> _Your goal_
Write out the records again, exactly, leaving none out.

> _Listed records_
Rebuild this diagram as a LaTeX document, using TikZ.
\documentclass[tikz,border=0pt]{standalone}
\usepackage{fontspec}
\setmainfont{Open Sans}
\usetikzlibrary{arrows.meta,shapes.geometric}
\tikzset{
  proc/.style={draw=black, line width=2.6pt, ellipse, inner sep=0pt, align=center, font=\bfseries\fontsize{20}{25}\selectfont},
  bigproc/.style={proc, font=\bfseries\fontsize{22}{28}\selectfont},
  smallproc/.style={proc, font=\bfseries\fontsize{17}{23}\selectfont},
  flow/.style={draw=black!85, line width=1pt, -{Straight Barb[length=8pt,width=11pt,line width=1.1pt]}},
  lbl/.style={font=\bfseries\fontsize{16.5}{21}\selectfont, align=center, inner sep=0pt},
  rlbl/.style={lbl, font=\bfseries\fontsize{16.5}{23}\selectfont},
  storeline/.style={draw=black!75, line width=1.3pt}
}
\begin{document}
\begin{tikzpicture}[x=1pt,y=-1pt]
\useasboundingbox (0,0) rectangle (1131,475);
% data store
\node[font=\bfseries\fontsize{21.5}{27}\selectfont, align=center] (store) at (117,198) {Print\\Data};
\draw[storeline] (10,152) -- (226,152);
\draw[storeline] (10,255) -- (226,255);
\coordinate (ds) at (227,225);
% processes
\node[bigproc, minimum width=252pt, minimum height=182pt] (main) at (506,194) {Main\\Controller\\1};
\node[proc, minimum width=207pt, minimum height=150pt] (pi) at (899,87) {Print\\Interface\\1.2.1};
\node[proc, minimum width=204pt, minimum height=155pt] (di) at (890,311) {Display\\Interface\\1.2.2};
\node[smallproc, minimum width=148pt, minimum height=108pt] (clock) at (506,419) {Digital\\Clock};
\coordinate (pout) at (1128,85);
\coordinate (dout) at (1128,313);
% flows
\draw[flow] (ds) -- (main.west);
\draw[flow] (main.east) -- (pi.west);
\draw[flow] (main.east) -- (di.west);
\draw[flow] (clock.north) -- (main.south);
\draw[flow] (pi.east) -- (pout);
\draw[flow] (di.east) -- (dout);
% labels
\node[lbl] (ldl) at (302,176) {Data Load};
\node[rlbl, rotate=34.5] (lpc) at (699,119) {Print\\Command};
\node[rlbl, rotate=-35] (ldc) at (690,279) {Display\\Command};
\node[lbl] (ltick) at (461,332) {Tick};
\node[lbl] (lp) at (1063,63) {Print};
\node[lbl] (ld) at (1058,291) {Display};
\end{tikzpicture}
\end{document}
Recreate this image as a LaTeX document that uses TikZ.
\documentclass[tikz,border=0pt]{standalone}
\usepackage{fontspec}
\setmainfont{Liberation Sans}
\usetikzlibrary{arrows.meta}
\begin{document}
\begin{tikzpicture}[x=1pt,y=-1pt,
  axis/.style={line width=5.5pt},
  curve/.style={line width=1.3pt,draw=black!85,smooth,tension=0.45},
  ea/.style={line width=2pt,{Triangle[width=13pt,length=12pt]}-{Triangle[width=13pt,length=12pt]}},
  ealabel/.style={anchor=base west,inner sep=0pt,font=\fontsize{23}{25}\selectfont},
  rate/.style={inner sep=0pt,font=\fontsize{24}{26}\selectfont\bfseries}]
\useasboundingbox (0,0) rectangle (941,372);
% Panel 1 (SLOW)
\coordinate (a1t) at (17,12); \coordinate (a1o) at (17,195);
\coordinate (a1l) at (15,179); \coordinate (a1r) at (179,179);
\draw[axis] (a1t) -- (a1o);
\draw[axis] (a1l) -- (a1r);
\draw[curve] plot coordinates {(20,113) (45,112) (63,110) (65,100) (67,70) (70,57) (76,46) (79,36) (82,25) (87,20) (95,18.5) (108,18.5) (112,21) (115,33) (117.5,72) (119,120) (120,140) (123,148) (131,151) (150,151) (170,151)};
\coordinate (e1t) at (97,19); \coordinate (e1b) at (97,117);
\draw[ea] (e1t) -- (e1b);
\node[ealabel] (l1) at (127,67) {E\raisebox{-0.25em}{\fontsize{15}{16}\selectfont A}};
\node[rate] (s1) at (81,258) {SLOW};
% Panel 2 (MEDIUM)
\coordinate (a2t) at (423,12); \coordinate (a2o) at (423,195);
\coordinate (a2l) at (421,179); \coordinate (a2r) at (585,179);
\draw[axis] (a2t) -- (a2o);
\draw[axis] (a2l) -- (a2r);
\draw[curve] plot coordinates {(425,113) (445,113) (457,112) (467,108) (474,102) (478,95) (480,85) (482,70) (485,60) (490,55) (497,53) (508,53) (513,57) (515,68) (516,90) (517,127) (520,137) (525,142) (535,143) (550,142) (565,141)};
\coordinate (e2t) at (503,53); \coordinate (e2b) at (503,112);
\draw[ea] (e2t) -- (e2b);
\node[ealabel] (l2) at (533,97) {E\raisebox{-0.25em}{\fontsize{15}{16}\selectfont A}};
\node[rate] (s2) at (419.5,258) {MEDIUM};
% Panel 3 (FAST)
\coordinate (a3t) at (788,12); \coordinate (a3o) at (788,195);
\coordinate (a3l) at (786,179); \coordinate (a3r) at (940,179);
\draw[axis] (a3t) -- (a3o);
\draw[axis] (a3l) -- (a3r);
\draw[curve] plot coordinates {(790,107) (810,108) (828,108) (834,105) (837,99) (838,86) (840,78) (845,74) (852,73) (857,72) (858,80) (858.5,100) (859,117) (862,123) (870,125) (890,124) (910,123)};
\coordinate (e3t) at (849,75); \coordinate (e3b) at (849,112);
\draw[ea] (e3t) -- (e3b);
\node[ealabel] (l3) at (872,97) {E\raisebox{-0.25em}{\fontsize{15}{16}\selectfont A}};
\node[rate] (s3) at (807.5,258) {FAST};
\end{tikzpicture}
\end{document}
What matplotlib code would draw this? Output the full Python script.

> _Solution below_
Rebuild this diagram as a LaTeX document, using TikZ.
\documentclass[tikz,border=0pt]{standalone}
\usepackage{fontspec}
\setmainfont{Open Sans}
\usetikzlibrary{arrows.meta,shapes.geometric}
\tikzset{
  proc/.style={draw=black, line width=2.6pt, ellipse, inner sep=0pt, align=center, font=\bfseries\fontsize{20}{25}\selectfont},
  bigproc/.style={proc, font=\bfseries\fontsize{22}{28}\selectfont},
  smallproc/.style={proc, font=\bfseries\fontsize{17}{23}\selectfont},
  flow/.style={draw=black!85, line width=1pt, -{Straight Barb[length=8pt,width=11pt,line width=1.1pt]}},
  lbl/.style={font=\bfseries\fontsize{16.5}{21}\selectfont, align=center, inner sep=0pt},
  rlbl/.style={lbl, font=\bfseries\fontsize{16.5}{23}\selectfont},
  storeline/.style={draw=black!75, line width=1.3pt}
}
\begin{document}
\begin{tikzpicture}[x=1pt,y=-1pt]
\useasboundingbox (0,0) rectangle (1131,475);
% data store
\node[font=\bfseries\fontsize{21.5}{27}\selectfont, align=center] (store) at (117,198) {Print\\Data};
\draw[storeline] (10,152) -- (226,152);
\draw[storeline] (10,255) -- (226,255);
\coordinate (ds) at (227,225);
% processes
\node[bigproc, minimum width=252pt, minimum height=182pt] (main) at (506,194) {Main\\Controller\\1};
\node[proc, minimum width=207pt, minimum height=150pt] (pi) at (899,87) {Print\\Interface\\1.2.1};
\node[proc, minimum width=204pt, minimum height=155pt] (di) at (890,311) {Display\\Interface\\1.2.2};
\node[smallproc, minimum width=148pt, minimum height=108pt] (clock) at (506,419) {Digital\\Clock};
\coordinate (pout) at (1128,85);
\coordinate (dout) at (1128,313);
% flows
\draw[flow] (ds) -- (main.west);
\draw[flow] (main.east) -- (pi.west);
\draw[flow] (main.east) -- (di.west);
\draw[flow] (clock.north) -- (main.south);
\draw[flow] (pi.east) -- (pout);
\draw[flow] (di.east) -- (dout);
% labels
\node[lbl] (ldl) at (302,176) {Data Load};
\node[rlbl, rotate=34.5] (lpc) at (699,119) {Print\\Command};
\node[rlbl, rotate=-35] (ldc) at (690,279) {Display\\Command};
\node[lbl] (ltick) at (461,332) {Tick};
\node[lbl] (lp) at (1063,63) {Print};
\node[lbl] (ld) at (1058,291) {Display};
\end{tikzpicture}
\end{document}
Recreate this image as a LaTeX document that uses TikZ.
\documentclass[tikz,border=0pt]{standalone}
\usepackage{fontspec}
\setmainfont{Liberation Sans}
\usetikzlibrary{arrows.meta}
\begin{document}
\begin{tikzpicture}[x=1pt,y=-1pt,
  axis/.style={line width=5.5pt},
  curve/.style={line width=1.3pt,draw=black!85,smooth,tension=0.45},
  ea/.style={line width=2pt,{Triangle[width=13pt,length=12pt]}-{Triangle[width=13pt,length=12pt]}},
  ealabel/.style={anchor=base west,inner sep=0pt,font=\fontsize{23}{25}\selectfont},
  rate/.style={inner sep=0pt,font=\fontsize{24}{26}\selectfont\bfseries}]
\useasboundingbox (0,0) rectangle (941,372);
% Panel 1 (SLOW)
\coordinate (a1t) at (17,12); \coordinate (a1o) at (17,195);
\coordinate (a1l) at (15,179); \coordinate (a1r) at (179,179);
\draw[axis] (a1t) -- (a1o);
\draw[axis] (a1l) -- (a1r);
\draw[curve] plot coordinates {(20,113) (45,112) (63,110) (65,100) (67,70) (70,57) (76,46) (79,36) (82,25) (87,20) (95,18.5) (108,18.5) (112,21) (115,33) (117.5,72) (119,120) (120,140) (123,148) (131,151) (150,151) (170,151)};
\coordinate (e1t) at (97,19); \coordinate (e1b) at (97,117);
\draw[ea] (e1t) -- (e1b);
\node[ealabel] (l1) at (127,67) {E\raisebox{-0.25em}{\fontsize{15}{16}\selectfont A}};
\node[rate] (s1) at (81,258) {SLOW};
% Panel 2 (MEDIUM)
\coordinate (a2t) at (423,12); \coordinate (a2o) at (423,195);
\coordinate (a2l) at (421,179); \coordinate (a2r) at (585,179);
\draw[axis] (a2t) -- (a2o);
\draw[axis] (a2l) -- (a2r);
\draw[curve] plot coordinates {(425,113) (445,113) (457,112) (467,108) (474,102) (478,95) (480,85) (482,70) (485,60) (490,55) (497,53) (508,53) (513,57) (515,68) (516,90) (517,127) (520,137) (525,142) (535,143) (550,142) (565,141)};
\coordinate (e2t) at (503,53); \coordinate (e2b) at (503,112);
\draw[ea] (e2t) -- (e2b);
\node[ealabel] (l2) at (533,97) {E\raisebox{-0.25em}{\fontsize{15}{16}\selectfont A}};
\node[rate] (s2) at (419.5,258) {MEDIUM};
% Panel 3 (FAST)
\coordinate (a3t) at (788,12); \coordinate (a3o) at (788,195);
\coordinate (a3l) at (786,179); \coordinate (a3r) at (940,179);
\draw[axis] (a3t) -- (a3o);
\draw[axis] (a3l) -- (a3r);
\draw[curve] plot coordinates {(790,107) (810,108) (828,108) (834,105) (837,99) (838,86) (840,78) (845,74) (852,73) (857,72) (858,80) (858.5,100) (859,117) (862,123) (870,125) (890,124) (910,123)};
\coordinate (e3t) at (849,75); \coordinate (e3b) at (849,112);
\draw[ea] (e3t) -- (e3b);
\node[ealabel] (l3) at (872,97) {E\raisebox{-0.25em}{\fontsize{15}{16}\selectfont A}};
\node[rate] (s3) at (807.5,258) {FAST};
\end{tikzpicture}
\end{document}
What matplotlib code would draw this? Output the full Python script.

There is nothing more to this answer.